夕暮れの街を歩いている時などに、ふと、理由のない不安の発作にかられることがある。
日常の中で自分を規定している関係性や社会的な位置づけなどが解け、たった一人でこの世界の中に投げ出されているような感覚。かつてフロイトサルトルのような偉人たちが論じたような、存在論的な不安。
子どもの頃からそうだった。大人になって、社会に慣れ、自分の居場所のようなものができ、普段はそんなことを意識しなくなっても、なお時々発作に襲われる。
誰でも例外なく裸で生まれてくる。産み落とされた私たちはすぐに産着で包まれ、社会の網の中へと接続される。
「自分は何ものなのか?」
その根源的問いを、私たちは次第に正面からは問わずに済ませてしまうようになる。夕暮れの街を一人用もなく歩くというような、仕事でもプライベートでもない、特定の文脈から突き放された場所に身を置く時に、初めて「自分は何ものなのか」と改めて問い直すことができる。夕暮れから立ち上がる何ものかが、私の心をかきむしるのだろう。

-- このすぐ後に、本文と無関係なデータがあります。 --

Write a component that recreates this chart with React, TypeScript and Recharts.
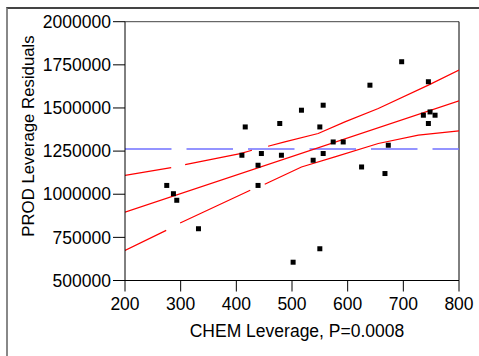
import {
  ComposedChart,
  Scatter,
  Line,
  XAxis,
  YAxis,
  ReferenceLine,
  Label,
} from 'recharts'

// leverage plot points (CHEM leverage, PROD leverage residuals)
const chemLev = [275, 287, 293, 332, 410, 416, 439, 439, 445, 478, 481, 502, 517, 538, 550, 550, 556, 556, 574, 592, 625, 640, 667, 673, 697, 736, 745, 745, 748, 757]
const prodRes = [1051000, 1003000, 965000, 800000, 1226000, 1390000, 1168000, 1051000, 1236000, 1410000, 1226000, 606000, 1487000, 1197000, 1390000, 684000, 1516000, 1236000, 1303000, 1303000, 1158000, 1632000, 1120000, 1284000, 1768000, 1458000, 1652000, 1410000, 1477000, 1458000]

// fit line and confidence curves (null = break in the drawn curve)
const fitX = [200, 800]
const fitY = [896700, 1541200]
const upperX = [200, 283, 295, 308, 407, 428, 440, 457, 487, 547, 595, 655, 745, 800]
const upperY = [1109800, 1154500, null, 1171900, 1235800, 1254900, null, 1278200, 1303200, 1351900, 1419300, 1497100, 1632400, 1719500]
const lowerX = [200, 274, 286, 299, 425, 438, 451, 517, 577, 655, 727, 800]
const lowerY = [674300, 790400, null, 832800, 1022700, null, 1057500, 1158000, 1216100, 1293900, 1342100, 1367000]

const meanY = 1262500
const xTicks = [200, 300, 400, 500, 600, 700, 800]
const yTicks = [500000, 750000, 1000000, 1250000, 1500000, 1750000, 2000000]

const points = chemLev.map((x, i) => ({ x, y: prodRes[i] }))
const toXY = (xs: number[], ys: (number | null)[]) => xs.map((x, i) => ({ x, y: ys[i] }))
const fitData = toXY(fitX, fitY)
const upperData = toXY(upperX, upperY)
const lowerData = toXY(lowerX, lowerY)

const font = 'Arial, "Liberation Sans", sans-serif'

function Square({ cx, cy }: { cx?: number; cy?: number }) {
  if (cx == null || cy == null) return null
  return <rect x={cx - 2.5} y={cy - 2.5} width={5} height={5} fill="#000" />
}

// eslint-disable-next-line @typescript-eslint/no-explicit-any
function YLabel(props: any) {
  const vb = props.viewBox
  const x = vb.x + 28.5
  const y = 136
  return (
    <text x={x} y={y} transform={`rotate(-90, ${x}, ${y})`} textAnchor="middle" dominantBaseline="central"
      fontSize={16.8} fontFamily={font} fill="#000">
      PROD Leverage Residuals
    </text>
  )
}

export default function App() {
  return (
    <div style={{ position: 'absolute', left: 0, top: 0, width: 479, height: 356, background: '#fff' }}>
      <div style={{ position: 'absolute', left: 6, top: 7, right: 0, bottom: 0, borderLeft: '2px solid #888', borderTop: '2px solid #444' }} />
      <div style={{ position: 'absolute', left: 0, top: 0 }}>
        <ComposedChart width={479} height={356} margin={{ top: 21.7, right: 20, bottom: 17.5, left: 0 }}>
          <XAxis
            type="number"
            dataKey="x"
            domain={[200, 800]}
            ticks={xTicks}
            allowDataOverflow
            height={58}
            tickSize={11}
            tickMargin={6}
            stroke="#000"
            tick={{ fill: '#000', fontSize: 17.5, fontFamily: font }}
          >
            <Label value="CHEM Leverage, P=0.0008" position="insideBottom" offset={2} dx={5}
              style={{ fontSize: 17.5, fontFamily: font, fill: '#000' }} />
          </XAxis>
          <YAxis
            type="number"
            dataKey="y"
            domain={[500000, 2000000]}
            ticks={yTicks}
            allowDataOverflow
            width={125}
            tickSize={12}
            tickMargin={2}
            stroke="#000"
            tick={{ fill: '#000', fontSize: 17.5, fontFamily: font }}
          >
            <Label content={<YLabel />} />
          </YAxis>
          <ReferenceLine y={2000000} stroke="#444" />
          <ReferenceLine x={800} stroke="#000" />
          <ReferenceLine y={meanY} stroke="#7272ff" strokeWidth={1.5} strokeDasharray="46.5 15" />
          <Line data={fitData} dataKey="y" stroke="#ff0000" strokeWidth={1.2} dot={false} isAnimationActive={false} />
          <Line data={upperData} dataKey="y" stroke="#ff0000" strokeWidth={1.2} dot={false} isAnimationActive={false} />
          <Line data={lowerData} dataKey="y" stroke="#ff0000" strokeWidth={1.2} dot={false} isAnimationActive={false} />
          <Scatter data={points} dataKey="y" shape={<Square />} isAnimationActive={false} />
        </ComposedChart>
      </div>
    </div>
  )
}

それは、決して死の恐れなとではない。むしろ、生きることそのもののど真ん中にかかわるような何かである。その時、私は、むしろ十全に呼吸している。「ああ、私は生きているのだ」と実感する。若々しさの中で戦慄しているのだ。
魂に突き刺さった甘美なトゲ。もしそのまま胸の中の小さきものでいてくれれば、一つの淡い自己肯定にも着地させることさえできるかもしれない。その感情はしかし、ひとたび劇症化すれば、必ずやムンクの『叫び』の禍々しい表情の表出へと変貌する。生命において最も大切なものは「バランス」であって、どんな傾向も行きすぎれば毒になる。安心立命の境地も、存在論的不安も。
意識をもち、理性を持つ人間も、地球上の様々な生物の一つに過ぎない。ノルウェーの哲学者アルネ・ネスの提唱する「ディープ・エコロジー」の思想に基づけば、全ての生命は固有の価値を持つのであって、人間だけが自らを特別だとみなす根拠があるのではない。生態系の中で存在論的不安は、人間だけの特権だとは思えない。長い進化の過程で、存在論的不安もまた、少しずつ変形して存続してきたのであろう。
満月の夜、いっせいに放出されたサンゴの卵は、そのほとんどが着生する前に食べられてしまう。ミミズは、地面の中で息を潜めて天敵のもぐらが近づくことを感知しているのかもしれない。
ドドドドドド、ドドドドド。
ミミズから見たらもぐらはまさに巨大な怪物「リヴァイアサン」であって、その接近は一つの畏怖すべき世界の揺らぎそのものである。土の中を這いずり回り、土を食べ地表に噴出するその懸命な生の最後に、もぐらの熱い舌に遭遇したミミズは、そこに生きることの残酷な運命を悟るのだろうか。
ああ、世界は、なんと生きることの不安に満ちた場所なのだろう。しかし、生命の最も甘美な夢は、その不安をこそ母としているはずだ。生きる。そして死ぬ。不安だからこそ、希望を抱く。そのような太古から変わらぬ教えが、私が夕暮れに時折感じる何とも言えない不安の中に潜んでいるように思われる。